> [Work instructions]
Set down the whole listing verbatim.
* Begin Record excerpts *
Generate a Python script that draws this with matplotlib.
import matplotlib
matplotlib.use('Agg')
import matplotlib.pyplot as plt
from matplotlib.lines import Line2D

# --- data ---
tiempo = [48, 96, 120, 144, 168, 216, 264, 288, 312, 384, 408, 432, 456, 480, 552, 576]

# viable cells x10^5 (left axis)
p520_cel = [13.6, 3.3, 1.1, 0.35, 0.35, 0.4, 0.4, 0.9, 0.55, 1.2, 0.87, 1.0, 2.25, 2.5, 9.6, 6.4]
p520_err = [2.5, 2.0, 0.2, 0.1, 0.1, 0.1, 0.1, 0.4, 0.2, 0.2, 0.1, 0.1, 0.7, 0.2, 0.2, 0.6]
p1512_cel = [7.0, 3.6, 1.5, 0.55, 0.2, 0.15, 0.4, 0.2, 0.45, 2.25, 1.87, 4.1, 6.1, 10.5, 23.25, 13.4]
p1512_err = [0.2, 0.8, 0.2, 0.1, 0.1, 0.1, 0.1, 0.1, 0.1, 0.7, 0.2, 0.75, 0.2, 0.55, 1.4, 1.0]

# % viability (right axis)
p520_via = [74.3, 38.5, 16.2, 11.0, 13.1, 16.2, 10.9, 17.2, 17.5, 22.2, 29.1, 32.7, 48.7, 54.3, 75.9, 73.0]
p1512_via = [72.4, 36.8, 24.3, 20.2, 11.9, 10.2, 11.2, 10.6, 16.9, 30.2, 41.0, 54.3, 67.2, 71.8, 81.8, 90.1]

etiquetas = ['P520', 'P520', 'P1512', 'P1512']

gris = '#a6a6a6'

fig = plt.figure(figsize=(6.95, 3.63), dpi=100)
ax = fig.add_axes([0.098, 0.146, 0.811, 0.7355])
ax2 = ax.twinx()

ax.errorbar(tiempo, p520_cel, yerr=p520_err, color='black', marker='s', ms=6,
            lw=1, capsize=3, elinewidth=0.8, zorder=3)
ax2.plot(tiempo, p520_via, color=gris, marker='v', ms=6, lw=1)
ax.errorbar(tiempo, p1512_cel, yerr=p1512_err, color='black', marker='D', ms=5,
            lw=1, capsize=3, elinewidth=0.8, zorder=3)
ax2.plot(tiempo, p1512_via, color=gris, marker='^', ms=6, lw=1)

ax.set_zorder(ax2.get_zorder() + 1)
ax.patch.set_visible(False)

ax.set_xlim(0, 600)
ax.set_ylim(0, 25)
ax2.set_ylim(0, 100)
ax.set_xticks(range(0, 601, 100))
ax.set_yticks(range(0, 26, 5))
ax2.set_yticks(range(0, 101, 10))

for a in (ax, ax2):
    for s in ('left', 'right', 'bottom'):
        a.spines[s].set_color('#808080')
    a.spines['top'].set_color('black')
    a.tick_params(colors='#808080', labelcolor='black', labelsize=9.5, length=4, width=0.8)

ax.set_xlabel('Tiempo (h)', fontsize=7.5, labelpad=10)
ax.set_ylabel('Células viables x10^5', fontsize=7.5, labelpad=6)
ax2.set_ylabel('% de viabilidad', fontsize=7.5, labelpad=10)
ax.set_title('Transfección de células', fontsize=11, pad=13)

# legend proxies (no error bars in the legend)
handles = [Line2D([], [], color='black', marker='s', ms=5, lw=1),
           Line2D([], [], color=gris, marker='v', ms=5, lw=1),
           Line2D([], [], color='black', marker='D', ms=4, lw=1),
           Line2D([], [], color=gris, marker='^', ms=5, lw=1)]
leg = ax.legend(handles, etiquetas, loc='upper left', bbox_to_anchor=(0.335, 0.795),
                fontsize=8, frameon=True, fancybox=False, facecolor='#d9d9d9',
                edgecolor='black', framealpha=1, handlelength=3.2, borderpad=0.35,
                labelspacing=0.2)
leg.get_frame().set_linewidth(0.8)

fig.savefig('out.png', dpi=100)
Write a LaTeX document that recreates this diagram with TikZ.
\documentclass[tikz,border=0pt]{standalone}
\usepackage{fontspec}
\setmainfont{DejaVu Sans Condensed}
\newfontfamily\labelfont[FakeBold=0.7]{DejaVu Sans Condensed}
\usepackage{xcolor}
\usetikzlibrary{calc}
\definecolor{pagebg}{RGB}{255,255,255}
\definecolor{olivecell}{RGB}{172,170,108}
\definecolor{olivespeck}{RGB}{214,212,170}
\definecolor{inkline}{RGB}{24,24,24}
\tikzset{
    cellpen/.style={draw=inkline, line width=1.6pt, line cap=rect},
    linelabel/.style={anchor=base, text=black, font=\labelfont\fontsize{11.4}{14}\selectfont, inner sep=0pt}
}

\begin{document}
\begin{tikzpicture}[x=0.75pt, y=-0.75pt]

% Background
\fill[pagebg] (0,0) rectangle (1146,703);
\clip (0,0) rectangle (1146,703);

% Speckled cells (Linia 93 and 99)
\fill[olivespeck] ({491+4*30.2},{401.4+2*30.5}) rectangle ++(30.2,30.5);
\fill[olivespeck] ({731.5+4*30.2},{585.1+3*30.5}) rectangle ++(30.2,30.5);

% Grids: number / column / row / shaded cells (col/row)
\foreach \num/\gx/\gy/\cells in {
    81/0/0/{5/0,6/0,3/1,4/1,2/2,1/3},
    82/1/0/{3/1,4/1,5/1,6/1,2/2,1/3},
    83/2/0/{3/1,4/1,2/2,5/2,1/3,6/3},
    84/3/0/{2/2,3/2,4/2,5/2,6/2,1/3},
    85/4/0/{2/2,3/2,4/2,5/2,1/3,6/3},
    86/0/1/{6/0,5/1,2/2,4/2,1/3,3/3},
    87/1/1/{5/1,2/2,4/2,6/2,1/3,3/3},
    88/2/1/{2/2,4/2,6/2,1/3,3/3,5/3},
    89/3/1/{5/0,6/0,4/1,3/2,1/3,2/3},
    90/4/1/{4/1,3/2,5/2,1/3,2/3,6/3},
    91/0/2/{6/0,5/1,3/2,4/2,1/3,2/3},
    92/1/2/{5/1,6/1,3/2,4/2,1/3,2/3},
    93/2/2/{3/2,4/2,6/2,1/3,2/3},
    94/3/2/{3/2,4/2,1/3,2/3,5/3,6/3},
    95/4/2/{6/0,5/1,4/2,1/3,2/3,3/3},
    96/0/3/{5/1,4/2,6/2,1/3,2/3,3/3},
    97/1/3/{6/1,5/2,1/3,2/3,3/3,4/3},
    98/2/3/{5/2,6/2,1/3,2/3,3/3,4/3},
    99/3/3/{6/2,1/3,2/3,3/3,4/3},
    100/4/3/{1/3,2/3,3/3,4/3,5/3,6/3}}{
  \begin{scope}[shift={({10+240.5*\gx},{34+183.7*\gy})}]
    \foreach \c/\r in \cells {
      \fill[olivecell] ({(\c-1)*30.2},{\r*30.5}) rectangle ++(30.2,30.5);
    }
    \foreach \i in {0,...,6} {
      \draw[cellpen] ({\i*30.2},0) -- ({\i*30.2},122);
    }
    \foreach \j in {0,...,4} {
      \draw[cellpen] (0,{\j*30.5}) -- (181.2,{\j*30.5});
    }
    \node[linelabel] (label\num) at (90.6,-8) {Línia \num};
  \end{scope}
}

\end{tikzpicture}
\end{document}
* End Record excerpts *
> [Full response]
Generate a Python script that draws this with matplotlib.
import matplotlib
matplotlib.use('Agg')
import matplotlib.pyplot as plt
from matplotlib.lines import Line2D

# --- data ---
tiempo = [48, 96, 120, 144, 168, 216, 264, 288, 312, 384, 408, 432, 456, 480, 552, 576]

# viable cells x10^5 (left axis)
p520_cel = [13.6, 3.3, 1.1, 0.35, 0.35, 0.4, 0.4, 0.9, 0.55, 1.2, 0.87, 1.0, 2.25, 2.5, 9.6, 6.4]
p520_err = [2.5, 2.0, 0.2, 0.1, 0.1, 0.1, 0.1, 0.4, 0.2, 0.2, 0.1, 0.1, 0.7, 0.2, 0.2, 0.6]
p1512_cel = [7.0, 3.6, 1.5, 0.55, 0.2, 0.15, 0.4, 0.2, 0.45, 2.25, 1.87, 4.1, 6.1, 10.5, 23.25, 13.4]
p1512_err = [0.2, 0.8, 0.2, 0.1, 0.1, 0.1, 0.1, 0.1, 0.1, 0.7, 0.2, 0.75, 0.2, 0.55, 1.4, 1.0]

# % viability (right axis)
p520_via = [74.3, 38.5, 16.2, 11.0, 13.1, 16.2, 10.9, 17.2, 17.5, 22.2, 29.1, 32.7, 48.7, 54.3, 75.9, 73.0]
p1512_via = [72.4, 36.8, 24.3, 20.2, 11.9, 10.2, 11.2, 10.6, 16.9, 30.2, 41.0, 54.3, 67.2, 71.8, 81.8, 90.1]

etiquetas = ['P520', 'P520', 'P1512', 'P1512']

gris = '#a6a6a6'

fig = plt.figure(figsize=(6.95, 3.63), dpi=100)
ax = fig.add_axes([0.098, 0.146, 0.811, 0.7355])
ax2 = ax.twinx()

ax.errorbar(tiempo, p520_cel, yerr=p520_err, color='black', marker='s', ms=6,
            lw=1, capsize=3, elinewidth=0.8, zorder=3)
ax2.plot(tiempo, p520_via, color=gris, marker='v', ms=6, lw=1)
ax.errorbar(tiempo, p1512_cel, yerr=p1512_err, color='black', marker='D', ms=5,
            lw=1, capsize=3, elinewidth=0.8, zorder=3)
ax2.plot(tiempo, p1512_via, color=gris, marker='^', ms=6, lw=1)

ax.set_zorder(ax2.get_zorder() + 1)
ax.patch.set_visible(False)

ax.set_xlim(0, 600)
ax.set_ylim(0, 25)
ax2.set_ylim(0, 100)
ax.set_xticks(range(0, 601, 100))
ax.set_yticks(range(0, 26, 5))
ax2.set_yticks(range(0, 101, 10))

for a in (ax, ax2):
    for s in ('left', 'right', 'bottom'):
        a.spines[s].set_color('#808080')
    a.spines['top'].set_color('black')
    a.tick_params(colors='#808080', labelcolor='black', labelsize=9.5, length=4, width=0.8)

ax.set_xlabel('Tiempo (h)', fontsize=7.5, labelpad=10)
ax.set_ylabel('Células viables x10^5', fontsize=7.5, labelpad=6)
ax2.set_ylabel('% de viabilidad', fontsize=7.5, labelpad=10)
ax.set_title('Transfección de células', fontsize=11, pad=13)

# legend proxies (no error bars in the legend)
handles = [Line2D([], [], color='black', marker='s', ms=5, lw=1),
           Line2D([], [], color=gris, marker='v', ms=5, lw=1),
           Line2D([], [], color='black', marker='D', ms=4, lw=1),
           Line2D([], [], color=gris, marker='^', ms=5, lw=1)]
leg = ax.legend(handles, etiquetas, loc='upper left', bbox_to_anchor=(0.335, 0.795),
                fontsize=8, frameon=True, fancybox=False, facecolor='#d9d9d9',
                edgecolor='black', framealpha=1, handlelength=3.2, borderpad=0.35,
                labelspacing=0.2)
leg.get_frame().set_linewidth(0.8)

fig.savefig('out.png', dpi=100)
Write a LaTeX document that recreates this diagram with TikZ.
\documentclass[tikz,border=0pt]{standalone}
\usepackage{fontspec}
\setmainfont{DejaVu Sans Condensed}
\newfontfamily\labelfont[FakeBold=0.7]{DejaVu Sans Condensed}
\usepackage{xcolor}
\usetikzlibrary{calc}
\definecolor{pagebg}{RGB}{255,255,255}
\definecolor{olivecell}{RGB}{172,170,108}
\definecolor{olivespeck}{RGB}{214,212,170}
\definecolor{inkline}{RGB}{24,24,24}
\tikzset{
    cellpen/.style={draw=inkline, line width=1.6pt, line cap=rect},
    linelabel/.style={anchor=base, text=black, font=\labelfont\fontsize{11.4}{14}\selectfont, inner sep=0pt}
}

\begin{document}
\begin{tikzpicture}[x=0.75pt, y=-0.75pt]

% Background
\fill[pagebg] (0,0) rectangle (1146,703);
\clip (0,0) rectangle (1146,703);

% Speckled cells (Linia 93 and 99)
\fill[olivespeck] ({491+4*30.2},{401.4+2*30.5}) rectangle ++(30.2,30.5);
\fill[olivespeck] ({731.5+4*30.2},{585.1+3*30.5}) rectangle ++(30.2,30.5);

% Grids: number / column / row / shaded cells (col/row)
\foreach \num/\gx/\gy/\cells in {
    81/0/0/{5/0,6/0,3/1,4/1,2/2,1/3},
    82/1/0/{3/1,4/1,5/1,6/1,2/2,1/3},
    83/2/0/{3/1,4/1,2/2,5/2,1/3,6/3},
    84/3/0/{2/2,3/2,4/2,5/2,6/2,1/3},
    85/4/0/{2/2,3/2,4/2,5/2,1/3,6/3},
    86/0/1/{6/0,5/1,2/2,4/2,1/3,3/3},
    87/1/1/{5/1,2/2,4/2,6/2,1/3,3/3},
    88/2/1/{2/2,4/2,6/2,1/3,3/3,5/3},
    89/3/1/{5/0,6/0,4/1,3/2,1/3,2/3},
    90/4/1/{4/1,3/2,5/2,1/3,2/3,6/3},
    91/0/2/{6/0,5/1,3/2,4/2,1/3,2/3},
    92/1/2/{5/1,6/1,3/2,4/2,1/3,2/3},
    93/2/2/{3/2,4/2,6/2,1/3,2/3},
    94/3/2/{3/2,4/2,1/3,2/3,5/3,6/3},
    95/4/2/{6/0,5/1,4/2,1/3,2/3,3/3},
    96/0/3/{5/1,4/2,6/2,1/3,2/3,3/3},
    97/1/3/{6/1,5/2,1/3,2/3,3/3,4/3},
    98/2/3/{5/2,6/2,1/3,2/3,3/3,4/3},
    99/3/3/{6/2,1/3,2/3,3/3,4/3},
    100/4/3/{1/3,2/3,3/3,4/3,5/3,6/3}}{
  \begin{scope}[shift={({10+240.5*\gx},{34+183.7*\gy})}]
    \foreach \c/\r in \cells {
      \fill[olivecell] ({(\c-1)*30.2},{\r*30.5}) rectangle ++(30.2,30.5);
    }
    \foreach \i in {0,...,6} {
      \draw[cellpen] ({\i*30.2},0) -- ({\i*30.2},122);
    }
    \foreach \j in {0,...,4} {
      \draw[cellpen] (0,{\j*30.5}) -- (181.2,{\j*30.5});
    }
    \node[linelabel] (label\num) at (90.6,-8) {Línia \num};
  \end{scope}
}

\end{tikzpicture}
\end{document}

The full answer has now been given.